Furthermore, the outlined process of registering does not correspond to the UN Special Rapporteur on Freedom of Opinion and Expression, the OSCE Representative on Freedom of the Media and the OAS Special Rapporteur on Freedom of Expression as stated in a Declaration of 18/12/2003:

“Imposing special registration requirements on the print media is unnecessary and may be abused and should be avoided. Registration systems which allow for discretion to refuse registration (…) which are overseen by bodies which are not independent of government are particularly problematical (p. 31).

Remarkably, the provision on registering are rather broad, covering even the smallest and irregular forms as well as all forms of digital and electronic publications. According to ARTICLE 19, there are also serious concerns regarding the sanctioning of breaches of the AIPPA granting considerate discretion to political actors such as the minister.
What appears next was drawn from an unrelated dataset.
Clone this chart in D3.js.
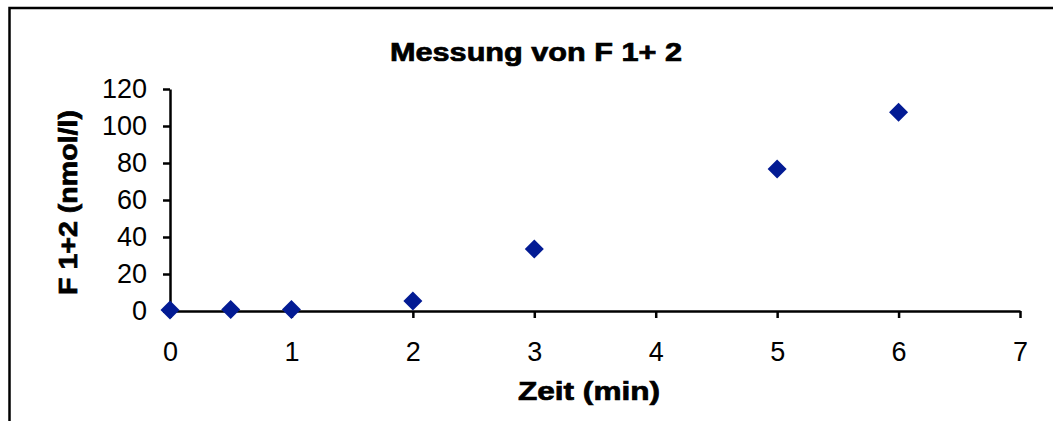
<!DOCTYPE html>
<html>
<head>
<meta charset="utf-8">
<script src="https://cdn.jsdelivr.net/npm/d3@7"></script>
<style>
  body { margin: 0; background: #fff; }
  text { font-family: "Liberation Sans", Arial, sans-serif; }
</style>
</head>
<body>
<svg width="1053" height="421"></svg>
<script>
var zeit = [0, 0.5, 1, 2, 3, 5, 6];
var f12 = [0.5, 0.8, 0.8, 5.4, 33.5, 76.8, 107.4];
var xTicks = [0, 1, 2, 3, 4, 5, 6, 7];
var yTicks = [0, 20, 40, 60, 80, 100, 120];

var svg = d3.select('svg');

// chart frame (cut off at right and bottom)
svg.append('rect')
    .attr('x', 9.5)
    .attr('y', 8)
    .attr('width', 1100)
    .attr('height', 500)
    .attr('fill', 'none')
    .attr('stroke', '#000')
    .attr('stroke-width', 2.5);

var x = d3.scaleLinear().domain([0, 7]).range([170, 1020]);
var y = d3.scaleLinear().domain([0, 120]).range([311, 89]);

var xAxis = svg.append('g')
    .attr('transform', 'translate(0,' + y(0) + ')')
    .call(d3.axisBottom(x).tickValues(xTicks).tickFormat(d3.format('d'))
        .tickSize(7).tickPadding(24).tickSizeOuter(0));

var yAxis = svg.append('g')
    .attr('transform', 'translate(' + x(0) + ',0)')
    .call(d3.axisLeft(y).tickValues(yTicks).tickFormat(d3.format('d'))
        .tickSize(7).tickPadding(16).tickSizeOuter(0));

[xAxis, yAxis].forEach(function(a){
    a.select('.domain').attr('stroke', '#000').attr('stroke-width', 2.5);
    a.selectAll('.tick line').attr('stroke', '#000').attr('stroke-width', 2.5);
    a.selectAll('.tick text')
        .attr('fill', '#000')
        .style('font-size', '27px')
        .style('font-family', '"Liberation Sans", Arial, sans-serif');
});

svg.selectAll('path.pt')
    .data(zeit)
    .enter()
    .append('path')
    .attr('class', 'pt')
    .attr('d', 'M0,-9.5L9.5,0L0,9.5L-9.5,0Z')
    .attr('transform', function(d, i){
        return 'translate(' + x(d) + ',' + y(f12[i]) + ')';
    })
    .attr('fill', '#031b94');

svg.append('text')
    .attr('x', 390)
    .attr('y', 61)
    .attr('textLength', 292)
    .attr('lengthAdjust', 'spacingAndGlyphs')
    .attr('stroke', '#000')
    .attr('stroke-width', 0.7)
    .style('font-size', '25px')
    .style('font-weight', 'bold')
    .text('Messung von F 1+ 2');

svg.append('text')
    .attr('x', 518)
    .attr('y', 400)
    .attr('textLength', 142)
    .attr('lengthAdjust', 'spacingAndGlyphs')
    .attr('stroke', '#000')
    .attr('stroke-width', 0.7)
    .style('font-size', '25px')
    .style('font-weight', 'bold')
    .text('Zeit (min)');

svg.append('text')
    .attr('transform', 'translate(77,295) rotate(-90)')
    .attr('textLength', 185)
    .attr('lengthAdjust', 'spacingAndGlyphs')
    .attr('stroke', '#000')
    .attr('stroke-width', 0.7)
    .style('font-size', '25px')
    .style('font-weight', 'bold')
    .text('F 1+2 (nmol/l)');
</script>
</body>
</html>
Furthermore, it is feared that the deterring effect of this strict, normally “last resort” sanctions such as termination and suspension will have a negative impact of the freedom of expression.

== Application ==
Due to the non-transparent nature of the Information and Media Commission it is rather difficult to gather reliable data regarding the number of people who were granted access to information under AIPPA. However, it is worth noting that as of 2006, there could be just one successful case be identified where the opposition party was granted access to data.

Information gathering difficulties and small numbers of successful requests can be contrasted with high numbers of independent newspapers being shut down and journalists arrested in the aftermaths of AIPPA. According to Freedom House, more prominent example are the British Broadcasting Cooperation (BBC) and the Cable News Network (CNN) that were banned in 2002 until the ban was lifted in 2009. The government made use of AIPPA and the 2004 Criminal Law to prosecute critical journalists and activists during the 2008 election crisis. More recently, AIPPA enabled the detainment of seventeen journalists in 2013.